The star power of Son Ye-jin and So Ji-sub coalesce on this melodramatic fantasy where a mother passes away only to reappear the following rainy season

The camera focus is softened, the star cast has been assembled but in this sweet love tale we find a central character falling victim to the classic heart-breaking death before matters have barely started to develop.

The kicker in Be With You, adapted from the Takuji Ichikawa novel of the same name, is a return from the grave. The returning spirit here is Soo Ah (Son Ye-jin – The Classic, A Moment to Remember, April Snow), a mother who passes away but promises to return during the next rainy season. Waiting for her is husband Woo Jin (So Ji-sub – Rough Cut, The Battleship Island) and their adorable young son Ji Ho (Kim Ji-hwan).

It seems this hefty promise is one that young Ji Ho is holding onto more as a crutch to support him after the death of his mother.
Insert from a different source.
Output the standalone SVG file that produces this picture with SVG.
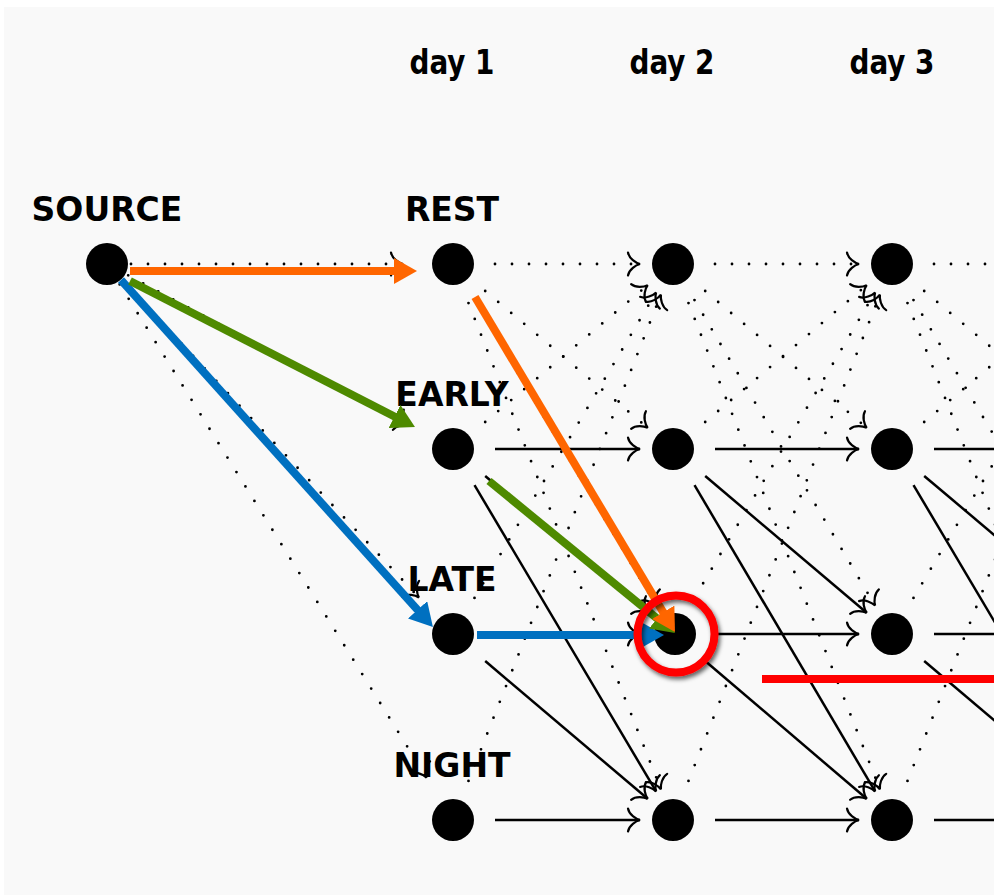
<svg xmlns="http://www.w3.org/2000/svg" width="994" height="895" viewBox="0 0 994 895">
  <style>
    .node { fill: #000; }
    .lbl { font-family: "DejaVu Sans", "Liberation Sans", sans-serif; font-weight: bold; font-size: 33px; fill: #000; text-anchor: middle; }
    .day { font-family: "DejaVu Sans Condensed", "DejaVu Sans", sans-serif; font-stretch: condensed; font-weight: bold; font-size: 34px; fill: #000; text-anchor: middle; }
    .dot { fill: none; stroke: #000; stroke-width: 2.8; stroke-linecap: round; stroke-dasharray: 0 17; marker-end: url(#to); }
    .sol { fill: none; stroke: #000; stroke-width: 2.5; marker-end: url(#to); }
    .path { fill: none; stroke-width: 8; stroke-linecap: butt; }
  </style>
  <defs>
    <!-- curved open arrow tip used by the black connectors -->
    <marker id="to" markerUnits="userSpaceOnUse" viewBox="-15 -15 30 30" markerWidth="30" markerHeight="30" refX="0" refY="0" orient="auto">
      <path d="M-12,-11.5 C-11,-5.5 -4,-1 0,0 C-4,1 -11,5.5 -12,11.5" fill="none" stroke="#000" stroke-width="2.2" stroke-linecap="round"/>
    </marker>
    <!-- solid triangular heads for the highlighted paths -->
    <marker id="hd-or" markerUnits="userSpaceOnUse" viewBox="0 -13 23 26" markerWidth="23" markerHeight="26" refX="1" refY="0" orient="auto">
      <path d="M0,-13 L23,0 L0,13 z" fill="#ff6600"/>
    </marker>
    <marker id="hd-gr" markerUnits="userSpaceOnUse" viewBox="0 -13 23 26" markerWidth="23" markerHeight="26" refX="1" refY="0" orient="auto">
      <path d="M0,-13 L23,0 L0,13 z" fill="#4e8a00"/>
    </marker>
    <marker id="hd-bl" markerUnits="userSpaceOnUse" viewBox="0 -13 23 26" markerWidth="23" markerHeight="26" refX="1" refY="0" orient="auto">
      <path d="M0,-13 L23,0 L0,13 z" fill="#0070c0"/>
    </marker>
    <filter id="shadow" x="-30%" y="-30%" width="160%" height="160%">
      <feDropShadow dx="2" dy="3" stdDeviation="2.2" flood-color="#000" flood-opacity="0.6"/>
    </filter>
  </defs>

  <!-- page -->
  <rect x="0" y="0" width="994" height="895" fill="#ffffff"/>
  <rect x="4" y="7" width="990" height="888" fill="#f9f9f9"/>

  <!-- day headers -->
  <g id="days">
    <text class="day" x="452" y="74" textLength="85" lengthAdjust="spacingAndGlyphs">day 1</text>
    <text class="day" x="672" y="74" textLength="85" lengthAdjust="spacingAndGlyphs">day 2</text>
    <text class="day" x="892" y="74" textLength="85" lengthAdjust="spacingAndGlyphs">day 3</text>
  </g>

  <g id="connectors">
    <!-- source to day 1 (rest moves dotted) -->
    <path class="dot" d="M131,264 L403,264"/>
    <path class="dot" d="M128.2,275.3 L408.9,425.4"/>
    <path class="dot" d="M123.4,281.5 L418.9,597.5"/>
    <path class="dot" d="M119.7,284.4 L426.6,777.6"/>

    <!-- day 1 to day 2 -->
    <path class="dot" d="M495,264 L640,264"/>
    <path class="dot" d="M485.2,291 L647.7,427.8"/>
    <path class="dot" d="M474.5,300.1 L656.1,605.6"/>
    <path class="dot" d="M468.5,303.1 L660.9,789.3"/>
    <path class="dot" d="M485.2,422 L647.7,285.2"/>
    <path class="dot" d="M474.5,597.9 L656.1,292.4"/>
    <path class="dot" d="M468.5,780.9 L660.9,294.7"/>
    <path class="sol" d="M495,449 L640,449"/>
    <path class="sol" d="M485.2,476 L647.7,612.8"/>
    <path class="sol" d="M474.5,485.1 L656.1,791.4"/>
    <path class="sol" d="M495,634 L640,634"/>
    <path class="sol" d="M485.2,661 L647.7,798.8"/>
    <path class="sol" d="M495,820 L640,820"/>

    <!-- day 2 to day 3 -->
    <path class="dot" d="M715,264 L859,264"/>
    <path class="dot" d="M705.2,291 L866.7,427.8"/>
    <path class="dot" d="M694.5,300.1 L875.1,605.6"/>
    <path class="dot" d="M688.5,303.1 L879.9,789.3"/>
    <path class="dot" d="M705.2,422 L866.7,285.2"/>
    <path class="dot" d="M694.5,597.9 L875.1,292.4"/>
    <path class="dot" d="M688.5,780.9 L879.9,294.7"/>
    <path class="sol" d="M715,449 L859,449"/>
    <path class="sol" d="M705.2,476 L866.7,612.8"/>
    <path class="sol" d="M694.5,485.1 L875.1,791.4"/>
    <path class="sol" d="M715,634 L859,634"/>
    <path class="sol" d="M705.2,661 L866.7,798.8"/>
    <path class="sol" d="M715,820 L859,820"/>

    <!-- day 3 onward -->
    <path class="dot" d="M934,264 L1079,264"/>
    <path class="dot" d="M924.2,291 L1086.7,427.8"/>
    <path class="dot" d="M913.5,300.1 L1095.1,605.6"/>
    <path class="dot" d="M907.5,303.1 L1099.9,789.3"/>
    <path class="dot" d="M924.2,422 L1086.7,285.2"/>
    <path class="dot" d="M913.5,597.9 L1095.1,292.4"/>
    <path class="dot" d="M907.5,780.9 L1099.9,294.7"/>
    <path class="sol" d="M934,449 L1079,449"/>
    <path class="sol" d="M924.2,476 L1086.7,612.8"/>
    <path class="sol" d="M913.5,485.1 L1095.1,791.4"/>
    <path class="sol" d="M934,634 L1079,634"/>
    <path class="sol" d="M924.2,661 L1086.7,798.8"/>
    <path class="sol" d="M934,820 L1079,820"/>
  </g>

  <!-- nodes -->
  <g id="source"><circle class="node" cx="107" cy="264" r="21"/><text class="lbl" x="107" y="221">SOURCE</text></g>
  <g id="rest-1"><circle class="node" cx="453" cy="264" r="21"/><text class="lbl" x="452" y="221">REST</text></g>
  <g id="early-1"><circle class="node" cx="453" cy="449" r="21"/><text class="lbl" x="452" y="406">EARLY</text></g>
  <g id="late-1"><circle class="node" cx="453" cy="634" r="21"/><text class="lbl" x="452" y="591">LATE</text></g>
  <g id="night-1"><circle class="node" cx="453" cy="820" r="21"/><text class="lbl" x="452" y="777">NIGHT</text></g>
  <g id="rest-2"><circle class="node" cx="673" cy="264" r="21"/></g>
  <g id="early-2"><circle class="node" cx="673" cy="449" r="21"/></g>
  <g id="late-2"><circle class="node" cx="675" cy="634" r="21"/></g>
  <g id="night-2"><circle class="node" cx="673" cy="820" r="21"/></g>
  <g id="rest-3"><circle class="node" cx="892" cy="264" r="21"/></g>
  <g id="early-3"><circle class="node" cx="892" cy="449" r="21"/></g>
  <g id="late-3"><circle class="node" cx="892" cy="634" r="21"/></g>
  <g id="night-3"><circle class="node" cx="892" cy="820" r="21"/></g>

  <!-- highlighted paths into late on day 2 -->
  <g id="highlights">
    <path class="path" stroke="#0070c0" d="M121,280 L418.2,610.6" marker-end="url(#hd-bl)"/>
    <path class="path" stroke="#0070c0" d="M477,635 L642,635" marker-end="url(#hd-bl)"/>
    <path class="path" stroke="#4e8a00" d="M130,281 L395.4,417" marker-end="url(#hd-gr)"/>
    <path class="path" stroke="#4e8a00" d="M489,481 L657.9,619.1" marker-end="url(#hd-gr)"/>
    <path class="path" stroke="#ff6600" d="M130,271 L395,271" marker-end="url(#hd-or)"/>
    <path class="path" stroke="#ff6600" d="M475,297 L663.7,613.1" marker-end="url(#hd-or)"/>
  </g>

  <!-- focus mark -->
  <g id="focus">
    <circle cx="676" cy="634" r="38.5" fill="none" stroke="#ff0000" stroke-width="8" filter="url(#shadow)"/>
    <line x1="762" y1="679" x2="994" y2="679" stroke="#ff0000" stroke-width="8"/>
  </g>
</svg>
As Ji Ho pesters his father for details of the coming rainy season, Woo Jin attempts to handle life as a single parent.

However, this promise is more than a mere flight of imagination and when the pair go looking for Soo Ah in the first rain, they manage to find her. The catch – she has no memory of them or her past life.
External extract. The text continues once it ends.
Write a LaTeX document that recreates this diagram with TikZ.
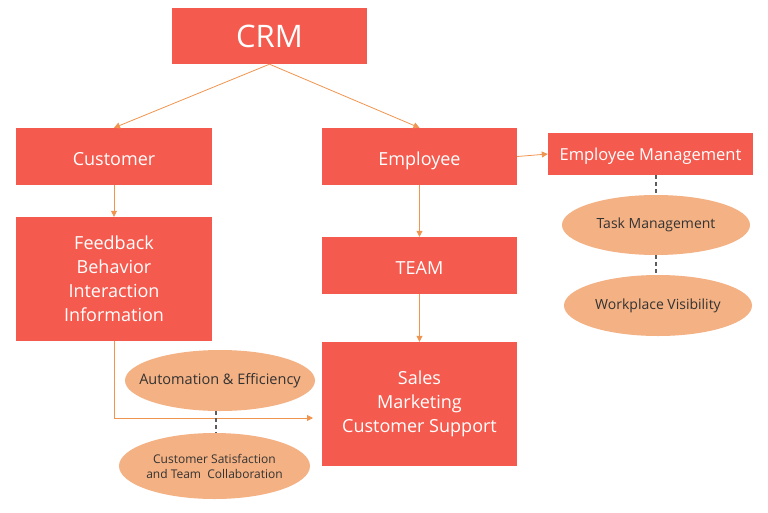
\documentclass[tikz,border=0pt]{standalone}
\usepackage{fontspec}
\setmainfont{Open Sans}
\usetikzlibrary{arrows.meta,shapes.geometric}
\definecolor{boxred}{HTML}{F55A4E}
\definecolor{peach}{HTML}{F4B183}
\definecolor{arr}{HTML}{F0954F}
\definecolor{txtdark}{HTML}{333333}
\tikzset{
  rbox/.style={fill=boxred, draw=none, text=white, inner sep=0pt, align=center},
  oneline/.style={text depth=0pt},
  lowtext/.style={text depth=0pt, text height=17pt},
  pell/.style={ellipse, fill=peach, draw=none, inner sep=0pt},
  etxt/.style={text=txtdark, inner sep=0pt, align=center},
  conn/.style={draw=arr, line width=0.8pt, -{Triangle[length=6pt,width=6pt]}},
  dsh/.style={draw=txtdark!80, line width=1.2pt, dash pattern=on 4pt off 3pt}
}
\begin{document}
\begin{tikzpicture}[x=1pt,y=-1pt]
\useasboundingbox (0,0) rectangle (768,512);
\fill[white] (0,0) rectangle (768,512);
\node[rbox, oneline, minimum width=195pt, minimum height=56pt, font=\fontsize{31}{33}\selectfont] (crm) at (269.5,36) {CRM};
\node[rbox, lowtext, minimum width=196pt, minimum height=57pt, font=\fontsize{18}{20}\selectfont] (cust) at (114,156.5) {Customer};
\node[rbox, lowtext, minimum width=195pt, minimum height=57pt, font=\fontsize{18}{20}\selectfont] (emp) at (419.5,156.5) {Employee};
\node[rbox, oneline, minimum width=205pt, minimum height=42pt, font=\fontsize{16.5}{18}\selectfont] (empm) at (650.5,154) {Employee Management};
\node[rbox, minimum width=196pt, minimum height=124pt, font=\fontsize{18}{24}\selectfont] (fb) at (114,279) {Feedback\\Behavior\\Interaction\\Information};
\node[rbox, lowtext, minimum width=195pt, minimum height=57pt, font=\fontsize{18}{20}\selectfont] (team) at (419.5,265.5) {TEAM};
\node[rbox, minimum width=195pt, minimum height=124pt, font=\fontsize{18}{24}\selectfont] (sales) at (419.5,404) {Sales\\Marketing\\Customer Support};
\node[pell, minimum width=188pt, minimum height=60pt] (task) at (656,225) {};
\node[etxt, font=\fontsize{14}{16}\selectfont] (taskt) at (task.center) {Task Management};
\node[pell, minimum width=188pt, minimum height=61pt] (wv) at (658,305.5) {};
\node[etxt, font=\fontsize{14}{16}\selectfont] (wvt) at (wv.center) {Workplace Visibility};
\node[pell, minimum width=190pt, minimum height=61pt] (auto) at (220,380.5) {};
\node[etxt, font=\fontsize{14.5}{16}\selectfont] (autot) at (auto.center) {Automation \& Efficiency};
\node[pell, minimum width=191pt, minimum height=66pt] (cs) at (214.5,466) {};
\node[etxt, font=\fontsize{12}{15}\selectfont] (cst) at (cs.center) {Customer Satisfaction\\and Team\ \ Collaboration};
\coordinate (tip) at (313,418);
\draw[conn] (crm.south) -- (cust.north);
\draw[conn] (crm.south) -- (emp.north);
\draw[conn] (cust.south) -- (fb.north);
\draw[conn] (emp.south) -- (team.north);
\draw[conn] (team.south) -- (sales.north);
\draw[conn] (emp.east) -- (empm.west);
\draw[conn] (fb.south) |- (tip);
\draw[dsh] (empm.south -| task.north) -- (task.north);
\draw[dsh] (task.south) -- (task.south |- wv.north);
\draw[dsh] ([xshift=-4pt]auto.south) -- ([xshift=-4pt]auto.south |- cs.north);
\end{tikzpicture}
\end{document}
She returns to their household and begins to discover more about her apparent husband and son, with the family slowly growing back together. As we unpack the past that bought Soo Ah and Woo Jin to each other, we begin to learn that their love story is one littered with complexity, surprise and foreboding for their future.

The vast popularity of Son Ye-jin and So Ji-sub, pitched in the popular romance-melodrama space, will undoubtedly ensure that Be With You finds a broad audience. Indeed, the film seems acutely aware of the importance of casting those stars, often leaving them to fill the screen and drive the film’s purpose.

When the film’s fantasy elements become apparent, this enables the audience to drop their barriers of feasibility. A notion they will certain need as the story becomes increasingly fanciful.

Films about loss possess a unique power to move. Here we touch on the notion of what we would give to see our loved one again. Even if this time was clipped, or involved nothing more than one more family dinner time, it would still mean everything.

Rain, such a vital element in so many Korean film from the young love in The Shower (1979) to the serial killing in Memories of Murder (2003), is pivotal in both the narrative and mood here.

Be With You attempts to tread a line between being sad and uplifting, largely achieving this aim. It is certainly a sweet outing and will get its fair share of cinema seat tears. The more jaded of viewer may find it overly sentimental, while its fantasy turns have the danger of removing you from the real-life emotions it tries to invoke. Fortunately, it is packed with enough charm and competency to stick most of its lands.